Three years ago, we embarked on a partnership with the Girls Gotta Run Foundation (GGRF) to help them pilot a girls’ Athletic Scholarship program in Sodo, Ethiopia. 15 adolescent girls from the Abba Pascal Girls School were recruited to join a running team, where they would train together three times a week after school, and then participate in a life skills program on Saturdays.
This year, all 15 girls graduated from the program. All are continuing with their education, and all are no longer at risk of early marriage. Three of the girls have actually opted to continue into the 11th and 12th grade which is the equivalent of pre-college studies in Ethiopia – only a very small percentage of women complete this level of education in the country.
Importantly, the girls’ much improved self confidence, their academic successes and their maturity as individuals have shown their families and communities the immense benefits available to girls and their families, if they stay in school.
Each of the girls, much like many of their peers, was at risk of child (or early) marriage – a problem that is endemic throughout Ethiopia. Girls as young as 10, are taken out of school and married off, usually to much older men. Once this happens, their education is completely stalled, they are isolated from friends and family, and expected to start having children (even while still being children themselves, and often at great risk to their health). What this amounts to is a cruel stunting of any and all opportunities to develop their intellect and abilities, and realize their potential as they grow into adults. Child marriage is a very complex, socio-economic and cultural challenge that affects many countries. In Ethiopia, although the government has outlawed marriage before the age of 18, the practice continues largely due to traditional norms, poverty and fear of violence. [Read more about child marriage here and here.]
The Athletic Scholarship Program
Running, Ethiopia’s national sport and culturally acceptable for both men and women to practice, is being used as an ‘entry-point’ to work with disadvantaged girls. It offers a culturally relevant, low cost, high impact means of creating safe spaces for girls to develop self confidence, identify role models (such as Ethiopia’s female running champions), form a peer support network, and identify and reach personal goals. The running team the girls join is complemented by a life skills curriculum which includes topics such as nutrition, family planning, financial literacy, health and healthy relationships, and leadership.

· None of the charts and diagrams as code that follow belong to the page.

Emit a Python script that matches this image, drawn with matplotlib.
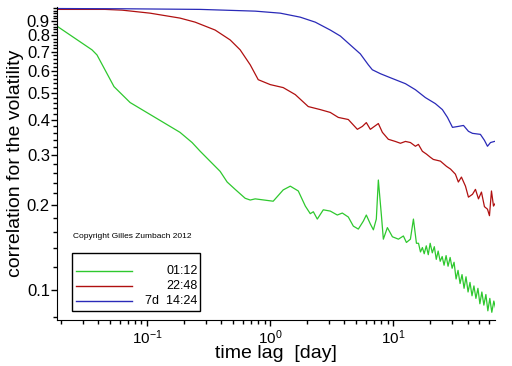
import numpy as np
import matplotlib
matplotlib.use("Agg")
import matplotlib.pyplot as plt
from matplotlib.ticker import FixedLocator, NullFormatter, LogLocator, FixedFormatter
from matplotlib.patches import Rectangle

plt.rcParams['font.family'] = ['Liberation Sans', 'DejaVu Sans']
plt.rcParams['mathtext.fontset'] = 'custom'
plt.rcParams['mathtext.rm'] = 'Liberation Sans'
plt.rcParams['mathtext.it'] = 'Liberation Sans'

# time lag in days / correlation
lag_green = [0.0185, 0.0357, 0.0392, 0.0539, 0.0728, 0.116, 0.185, 0.232, 0.270, 0.392,
             0.447, 0.519, 0.626, 0.688, 0.755, 1.057, 1.275, 1.455, 1.690, 1.927,
             2.114, 2.239, 2.411, 2.697, 3.075, 3.505, 3.849, 4.306, 4.731, 5.193,
             5.702, 6.03, 6.50, 6.88, 7.27, 7.55, 7.99, 8.29, 8.94, 9.82,
             10.99, 12.06, 12.76, 13.75, 14.55, 15.39,
             16.0, 16.6, 17.2, 17.8, 18.5, 19.2, 19.9, 20.7, 21.5, 22.3,
             23.1, 24.0, 24.9, 25.8, 26.8, 27.8, 28.9, 30.0, 31.1, 32.3,
             33.5, 34.8, 36.1, 37.5, 38.9, 40.4, 41.9, 43.5, 45.1, 46.8,
             48.6, 50.4, 52.3, 54.3, 56.4, 58.5, 60.7, 63.0, 65.4, 67.5]
corr_green = [0.864, 0.711, 0.682, 0.526, 0.462, 0.409, 0.362, 0.333, 0.310, 0.263,
              0.241, 0.227, 0.211, 0.208, 0.210, 0.206, 0.226, 0.233, 0.224, 0.198,
              0.186, 0.189, 0.178, 0.192, 0.190, 0.184, 0.187, 0.181, 0.168, 0.164,
              0.175, 0.184, 0.171, 0.163, 0.178, 0.245, 0.184, 0.151, 0.166, 0.154,
              0.151, 0.155, 0.147, 0.151, 0.178, 0.146,
              0.146, 0.136, 0.141, 0.134, 0.143, 0.133, 0.146, 0.135, 0.142, 0.128,
              0.137, 0.126, 0.131, 0.122, 0.132, 0.121, 0.130, 0.119, 0.125, 0.109,
              0.117, 0.105, 0.113, 0.101, 0.111, 0.098, 0.106, 0.095, 0.103, 0.093,
              0.101, 0.089, 0.098, 0.088, 0.096, 0.084, 0.093, 0.083, 0.091, 0.086]

lag_red = [0.0185, 0.0456, 0.0627, 0.1057, 0.185, 0.2455, 0.357, 0.473, 0.570, 0.688,
           0.799, 1.0, 1.275, 1.597, 2.036, 2.55, 3.075, 3.57, 4.306, 5.10,
           5.60, 6.03, 6.50, 7.01, 7.55, 8.14, 9.10, 10.37, 11.41, 12.53,
           13.75, 15.1, 15.97, 17.2, 18.55, 20.0, 21.1, 24.1, 27.0, 29.1,
           31.9, 33.7, 35.7, 38.5, 40.7, 43.9, 46.4, 49.1, 51.9, 54.9,
           58.1, 60.3, 62.6, 65.0, 67.5]
corr_red = [0.99, 0.99, 0.984, 0.960, 0.922, 0.892, 0.836, 0.771, 0.711, 0.629,
            0.557, 0.535, 0.522, 0.493, 0.447, 0.436, 0.426, 0.409, 0.402, 0.371,
            0.380, 0.392, 0.371, 0.380, 0.389, 0.362, 0.342, 0.336, 0.331, 0.336,
            0.333, 0.323, 0.328, 0.310, 0.303, 0.295, 0.290, 0.286, 0.274, 0.268,
            0.257, 0.241, 0.251, 0.233, 0.213, 0.218, 0.227, 0.210, 0.222, 0.197,
            0.193, 0.183, 0.224, 0.198, 0.203]

lag_blue = [0.0185, 0.0662, 0.270, 0.755, 1.206, 1.754, 2.32, 3.075, 3.71, 4.47,
            5.39, 6.26, 6.75, 7.84, 9.45, 12.53, 15.1, 18.2, 21.9, 25.0,
            27.5, 30.2, 33.7, 37.1, 40.7, 43.9, 50.9, 54.9, 58.1, 61.5, 66.2]
corr_blue = [0.997, 0.995, 0.99, 0.976, 0.960, 0.929, 0.892, 0.836, 0.796, 0.740,
             0.688, 0.629, 0.604, 0.585, 0.566, 0.539, 0.513, 0.481, 0.458, 0.436,
             0.409, 0.377, 0.380, 0.383, 0.365, 0.359, 0.356, 0.339, 0.323, 0.333, 0.336]

labels = ['01:12', '22:48', '7d  14:24']
colors = ['#2ec82e', '#b01010', '#2a2ab8']
yticks_major = [0.1, 0.2, 0.3, 0.4, 0.5, 0.6, 0.7, 0.8, 0.9]

fig = plt.figure(figsize=(5.12, 3.66), dpi=100)
ax = fig.add_axes([0.111, 0.126, 0.856, 0.855])

series = [(lag_green, corr_green), (lag_red, corr_red), (lag_blue, corr_blue)]
for (x, y), c in zip(series, colors):
    ax.plot(x, y, color=c, lw=0.9)

ax.set_xscale('log')
ax.set_yscale('log')
ax.set_xlim(0.0185, 67)
ax.set_ylim(0.078, 1.01)

ax.yaxis.set_major_locator(FixedLocator(yticks_major))
ax.yaxis.set_major_formatter(FixedFormatter([str(v) for v in yticks_major]))
ax.yaxis.set_minor_locator(FixedLocator(np.arange(0.08, 1.001, 0.02)))
ax.yaxis.set_minor_formatter(NullFormatter())
ax.xaxis.set_major_locator(LogLocator(base=10))
ax.xaxis.set_minor_locator(LogLocator(base=10, subs=np.arange(2, 10)))
ax.xaxis.set_minor_formatter(NullFormatter())

ax.spines['top'].set_visible(False)
ax.spines['right'].set_visible(False)
ax.tick_params(which='both', direction='out', width=1, color='black')
ax.tick_params(which='major', length=4)
ax.tick_params(which='minor', length=3)
ax.tick_params(axis='y', labelsize=12, pad=1)
ax.tick_params(axis='x', labelsize=11, pad=2)

ax.set_xlabel('time lag  [day]', fontsize=14, labelpad=-1)
ax.set_ylabel('correlation for the volatility', fontsize=14, labelpad=2)

ax.text(0.037, 0.268, 'Copyright Gilles Zumbach 2012', transform=ax.transAxes,
        fontsize=6, va='center', ha='left')

# legend drawn by hand so the labels stay right aligned
ax.add_patch(Rectangle((0.034, 0.029), 0.292, 0.185, transform=ax.transAxes,
                       fill=False, edgecolor='black', lw=1, zorder=5))
rows = [0.157, 0.109, 0.061]
for lab, c, yy in zip(labels, colors, rows):
    ax.plot([0.043, 0.171], [yy, yy], transform=ax.transAxes, color=c, lw=1, zorder=5)
    ax.text(0.321, yy, lab, transform=ax.transAxes, ha='right', va='center',
            fontsize=9, zorder=5)

fig.savefig('out.png', dpi=100)
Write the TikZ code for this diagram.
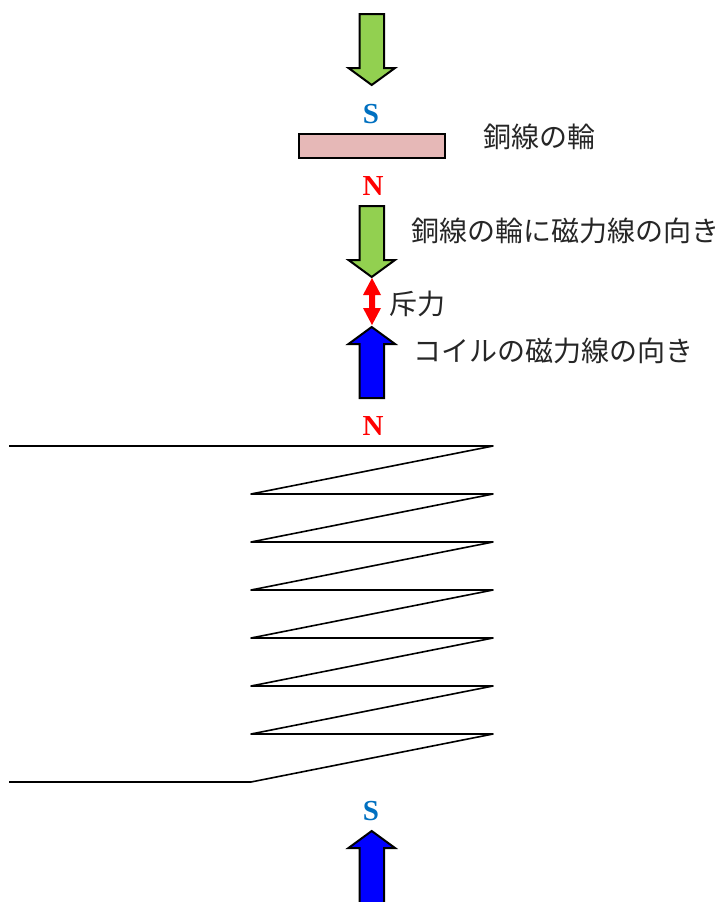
\documentclass[tikz,border=0pt]{standalone}
\usepackage{fontspec}
\setmainfont{Liberation Serif}
\newfontfamily\jpfont{Noto Sans CJK JP}
\definecolor{arrowgreen}{HTML}{92D050}
\definecolor{ringpink}{HTML}{E6B8B7}
\definecolor{southblue}{HTML}{0070C0}
\definecolor{jptext}{HTML}{262626}
\tikzset{
  x=1pt,y=-1pt,
  fatarrow/.style={draw=black,line width=2pt,line join=miter,miter limit=10},
  ring/.style={draw=black,line width=2pt,fill=ringpink},
  coilwire/.style={draw=black,line width=1.6pt,line join=round},
  jplabel/.style={inner sep=0pt,outer sep=0pt,text=jptext,font=\jpfont\fontsize{28}{30}\selectfont},
  pole/.style={inner sep=0pt,outer sep=0pt,font=\bfseries\fontsize{29}{30}\selectfont},
}
\begin{document}
\begin{tikzpicture}
\useasboundingbox (0,0) rectangle (719,902);
% green arrows
\path[fatarrow,fill=arrowgreen] (359.5,14) -- (384,14) -- (384,68) -- (395,68) -- (371.7,85) -- (348.5,68) -- (359.5,68) -- cycle;
\path[fatarrow,fill=arrowgreen] (359.5,206) -- (384,206) -- (384,260) -- (395,260) -- (371.7,277) -- (348.5,260) -- (359.5,260) -- cycle;
% ring
\path[ring] (299,134) rectangle (444.5,158);
% red double arrow
\fill[red] (372,278) -- (381,295) -- (375,295) -- (375,308) -- (381,308) -- (372,325) -- (363,308) -- (369,308) -- (369,295) -- (363,295) -- cycle;
% blue arrows
\path[fatarrow,fill=blue] (359.5,398) -- (384,398) -- (384,344) -- (395,344) -- (371.7,327) -- (348.5,344) -- (359.5,344) -- cycle;
\path[fatarrow,fill=blue] (359.5,904) -- (359.5,848) -- (348.5,848) -- (371.7,831) -- (395,848) -- (384,848) -- (384,904);
% coil
\draw[coilwire] (9,446) -- (251,446) -- (493,446) -- (251,494) -- (493,494) -- (251,542) -- (493,542) -- (251,590) -- (493,590) -- (251,638) -- (493,638) -- (251,686) -- (493,686) -- (251,734) -- (493,734) -- (251,782) -- (9,782);
% poles
\node[pole,text=southblue] (s1) at (371,114.5) {S};
\node[pole,text=red] (n1) at (373,186) {N};
\node[pole,text=red] (n2) at (373,426) {N};
\node[pole,text=southblue] (s2) at (371,811) {S};
% labels
\node[jplabel,anchor=west] (ringlabel) at (483.5,137) {銅線の輪};
\node[jplabel,anchor=west] (ringfield) at (411,231) {銅線の輪に磁力線の向き};
\node[jplabel,anchor=west] (repulse) at (389.5,304) {斥力};
\node[jplabel,anchor=west] (coilfield) at (413,351) {コイルの磁力線の向き};
\end{tikzpicture}
\end{document}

The GGRF team meets extensively with the families of each girl – and sometimes community leaders as well – to obtain consent, discuss the goals of the program and answer any concerns. A US$600 scholarship is then provided to each girl for a year. This covers a daily healthy meal and snacks after practice, uniforms, school fees and all school supplies, athletic gear, soap, laundry detergent and feminine hygiene products, healthcare for each girl and her mother, and funds to cover mandatory annual academic tests. The scholarships also cover the salaries of an athletics coach and life skills mentor who facilitates the curriculum.
In their second year, the girls act as peer educators to the new cohort of younger girls joining the program. Getting them to teach the life skills curriculum (alongside an adult mentor) offers a way for them to gain leadership experience, and reinforce the important concepts in the curriculum. In turn, the incoming students benefit from the oversight of a female mentor as well as a group of female peers.
In their final year, the girls focus on building their financial literacy and entrepreneurial skills, and further developing their leadership qualities.
Today, the entire Athletic Scholarship Program has expanded to 55 girls in Sodo (in one school) and 35 girls (in two schools) in another region Bekoji, where the program has also involved the girls’ mothers by setting up Savings Groups. In these groups, the women, most of whom run micro-businesses, have obtained business skills training, and started savings and micro-credit schemes to help each other expand their businesses or start new ones.